ACEA warns of strict CO2 targets ahead of important European vote
01 October 2018
1 October 2018
This week will see a vote on the future of CO2 targets for cars and vans across Europe, with the new targets set to come into force after 2021.
Ahead of the vote, the European Automobile Manufacturers’ Association (ACEA) has drawn decision makers’ attention to the importance of this plenary vote – not only for the environment but also for the future of the EU auto industry.
′Our industry is committed to making the shift to zero-emission vehicles. But this transition should be assured in a gradual, rather than an abrupt way,’ explained ACEA Secretary General, Erik Jonnaert.
Future CO2 reductions are strongly dependent on far greater sales of alternatively-powered vehicles. Electric powertrains, however, have fewer moving parts than the average combustion engine. Their production not only requires different skills but also less manufacturing labour.

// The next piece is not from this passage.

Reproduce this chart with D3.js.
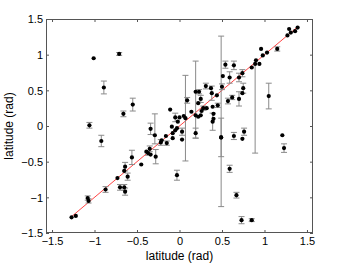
<!DOCTYPE html>
<html><head><meta charset="utf-8">
<script src="https://cdn.jsdelivr.net/npm/d3@7"></script>
<style>html,body{margin:0;padding:0;background:#fff;}svg{display:block;}</style>
</head><body>
<svg id="c" width="346" height="264"></svg>
<script>
// true latitude (x), estimated latitude (y), lower / upper error
const xVals = [-1.27,-1.22,-1.08,-1.07,-1.06,-1.01,-0.92,-0.89,-0.87,-0.73,-0.71,-0.70,-0.66,-0.65,-0.64,-0.64,-0.65,-0.61,-0.56,-0.55,-0.45,-0.39,-0.37,-0.35,-0.34,-0.34,-0.29,-0.28,-0.22,-0.21,-0.16,-0.15,-0.11,-0.09,-0.08,-0.08,-0.05,-0.05,-0.03,-0.03,-0.02,0.00,0.03,0.03,0.05,0.07,0.09,0.14,0.19,0.19,0.19,0.22,0.22,0.23,0.25,0.25,0.26,0.28,0.31,0.32,0.37,0.38,0.39,0.39,0.40,0.40,0.44,0.45,0.49,0.49,0.51,0.50,0.54,0.57,0.59,0.59,0.62,0.64,0.64,0.67,0.70,0.70,0.73,0.74,0.74,0.74,0.75,0.76,0.85,0.85,0.89,0.94,0.90,0.96,0.98,1.03,1.05,1.15,1.21,1.23,1.27,1.29,1.31,1.36,1.39];
const yVals = [-1.28,-1.26,-1.01,-1.05,0.01,0.95,-0.21,0.54,-0.89,-0.73,1.01,-0.86,0.17,-0.86,-0.92,-0.57,-0.63,-0.71,-0.44,0.30,-0.54,-0.36,-0.38,-0.32,-0.40,-0.04,-0.13,-0.43,-0.23,-0.20,-0.14,-0.24,0.23,-0.01,-0.10,-0.17,-0.06,0.12,-0.03,-0.69,0.06,0.12,-0.19,-0.08,0.14,0.11,0.36,0.20,0.48,0.15,-0.10,0.13,0.32,0.48,0.38,0.15,0.21,0.25,0.56,0.25,0.53,0.46,0.27,0.06,0.17,0.10,0.43,0.29,-0.16,-0.16,0.70,0.55,0.86,0.35,0.68,-0.60,0.40,0.85,-0.14,-0.97,0.68,0.38,-1.32,0.74,0.46,-0.18,0.53,-0.08,-1.32,0.82,0.87,0.87,0.92,1.08,0.99,1.03,0.42,1.08,-0.13,-0.31,1.27,1.36,1.31,1.33,1.38];
const errLow = [0,0,0.03,0.03,0.04,0,0.08,0.09,0.04,0,0.02,0.04,0.04,0.04,0.05,0.06,0,0.05,0.10,0.09,0,0,0.03,0.04,0,0.08,0.12,0.10,0.04,0,0,0.03,0,0,0,0,0,0.06,0,0.07,0,0,0,0.05,0,0.60,0.04,0,0.65,0,0.07,0,0,0.03,0.05,0,0,0.03,0.04,0,0,0.10,0,0.12,0,0,0,0.03,0.97,0.27,0,0.04,0.05,0.04,0.08,0.05,0.03,0.06,0.05,0.04,0.06,0.10,0.05,0.05,0,0,0.07,0.05,0.02,0,1.25,0,0,0,0,0,0.18,0.03,0,0.06,0,0,0,0,0];
const errHigh = [0,0,0.03,0.03,0.04,0,0.08,0.09,0.04,0,0.02,0.04,0.04,0.04,0.05,0.06,0,0.05,0.10,0.09,0,0,0.03,0.04,0,0.08,0.30,0.10,0.04,0,0,0.03,0,0,0,0,0,0.06,0,0.07,0,0,0,0.05,0,0.60,0.04,0,0.43,0,0.07,0,0,0.03,0.05,0,0,0.03,0.04,0,0,0.10,0,0.12,0,0,0,0.03,1.42,0.27,0,0.04,0.05,0.04,0.08,0.05,0.03,0.06,0.05,0.04,0.06,0.10,0.05,0.05,0,0,0.07,0.05,0.02,0,0,0,0,0,0,0,0.18,0.03,0,0.06,0,0,0,0,0];
const tickVals = [-1.5,-1,-0.5,0,0.5,1,1.5];
const tickLabels = ["\u22121.5","\u22121","\u22120.5","0","0.5","1","1.5"];
const identityLine = [-1.27, 1.39];
const xLabel = "latitude (rad)", yLabel = "latitude (rad)";

const svg = d3.select("#c");
const L = 46, R = 313, T = 19, B = 233;
const x = d3.scaleLinear().domain([-Math.PI/2, Math.PI/2]).range([L, R]);
const y = d3.scaleLinear().domain([-1.5, 1.5]).range([B, T]);
const font = "Liberation Sans, Arial, Helvetica, sans-serif";
const data = xVals.map((v,i)=>({x:v,y:yVals[i],lo:errLow[i],hi:errHigh[i]}));

// axes with inward ticks
const fmt = (d)=>tickLabels[tickVals.indexOf(d)];
const gx = svg.append("g").attr("transform",`translate(0,${B})`)
  .call(d3.axisBottom(x).tickValues(tickVals).tickFormat(fmt).tickSizeInner(-3).tickSizeOuter(0).tickPadding(4));
const gxt = svg.append("g").attr("transform",`translate(0,${T})`)
  .call(d3.axisTop(x).tickValues(tickVals).tickFormat("").tickSizeInner(-3).tickSizeOuter(0));
const gy = svg.append("g").attr("transform",`translate(${L},0)`)
  .call(d3.axisLeft(y).tickValues(tickVals).tickFormat(fmt).tickSizeInner(-3).tickSizeOuter(0).tickPadding(3));
const gyr = svg.append("g").attr("transform",`translate(${R},0)`)
  .call(d3.axisRight(y).tickValues(tickVals).tickFormat("").tickSizeInner(-3).tickSizeOuter(0));
[gx,gxt,gy,gyr].forEach(g=>{
  g.select(".domain").remove();
  g.selectAll("line").attr("stroke","#555");
  g.selectAll("text").attr("fill","#000").style("font-family",font).style("font-size","11px");
});
gy.selectAll("text").attr("dy","0.35em");
svg.append("rect").attr("x",L+0.5).attr("y",T+0.5).attr("width",R-L-1).attr("height",B-T-1)
  .attr("fill","none").attr("stroke","#555").attr("stroke-width",1);

// clip region
svg.append("clipPath").attr("id","clip").append("rect").attr("x",L).attr("y",T).attr("width",R-L).attr("height",B-T);
const plot = svg.append("g").attr("clip-path","url(#clip)");

// identity line
plot.append("line").attr("x1",x(identityLine[0])).attr("y1",y(identityLine[0]))
  .attr("x2",x(identityLine[1])).attr("y2",y(identityLine[1]))
  .attr("stroke","#ff3030").attr("stroke-width",0.9);

// error bars
const eb = plot.append("g").attr("stroke","#8a8a8a").attr("stroke-width",1).attr("fill","none");
const withErr = data.filter(d=>d.lo>0||d.hi>0);
eb.selectAll("line.v").data(withErr).join("line").attr("class","v")
  .attr("x1",d=>x(d.x)).attr("x2",d=>x(d.x)).attr("y1",d=>y(d.y-d.lo)).attr("y2",d=>y(d.y+d.hi));
eb.selectAll("line.lo").data(withErr.filter(d=>d.lo>0)).join("line").attr("class","lo")
  .attr("x1",d=>x(d.x)-3).attr("x2",d=>x(d.x)+3).attr("y1",d=>y(d.y-d.lo)).attr("y2",d=>y(d.y-d.lo));
eb.selectAll("line.hi").data(withErr.filter(d=>d.hi>0)).join("line").attr("class","hi")
  .attr("x1",d=>x(d.x)-3).attr("x2",d=>x(d.x)+3).attr("y1",d=>y(d.y+d.hi)).attr("y2",d=>y(d.y+d.hi));

// points
plot.append("g").selectAll("circle").data(data).join("circle")
  .attr("cx",d=>x(d.x)).attr("cy",d=>y(d.y)).attr("r",2.1).attr("fill","#000");

// labels
svg.append("text").attr("x",(L+R)/2).attr("y",260).attr("text-anchor","middle")
  .style("font-family",font).style("font-size","12px").text(xLabel);
svg.append("text").attr("transform",`translate(13,${(T+B)/2}) rotate(-90)`).attr("text-anchor","middle")
  .style("font-family",font).style("font-size","12px").text(yLabel);
</script>
</body></html>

′The more aggressive the CO2 reduction targets are, the more disruptive the socio-economic impacts will be, especially in member states and regions where the sector’s share of industrial output is high,’ explained Jonnaert. In four out of 10 EU regions, automotive accounts for more than 10% of manufacturing employment
While all manufacturers are investing heavily in alternatively-powered vehicles, their market uptake remains rather weak and fragmented across the EU for the time being. Indeed, electrically-chargeable vehicles represented just 1.5% of EU car sales last year.
Jonnaert adds: ′Boosting electric car sales will also require more support from national governments to ensure an EU″wide roll″out of recharging infrastructure, as well as incentives to encourage customers to switch to such vehicles.’
′The stakes of this week’s vote are extremely high for the entire sector, which accounts for over 6% of the EU employed population and 27% of all private EU investment in research and development,’ cautioned Jonnaert.
′We are calling on MEPs to be aware of the possible unintended implications of their vote. Reducing CO2 emissions from the transport sector is, of course, crucial – as is affordable mobility for consumers and the long-term viability of the European automotive sector.’
In September, the European Parliament’s Environment Committee endorsed new rules on CO2 targets for vehicle manufacturers from 2021, marking the last hurdle before the plenary vote. However, it has proposed even tougher targets than originally suggested.
Rather than the original 15% reduction on current regulations until 2025 and 30% by 2030, the environment committee wants 20% and 45% reductions respectively.
The new limits would be even tougher for vehicle manufacturers to meet. Last year, CO2 levels in Europe rose following a long period of decline. The sudden drop in diesel vehicle sales, the market boost for SUVs and the lack of development and infrastructure for electric vehicles (EVs) mean some carmakers are at risk of breaching existing targets in 2020.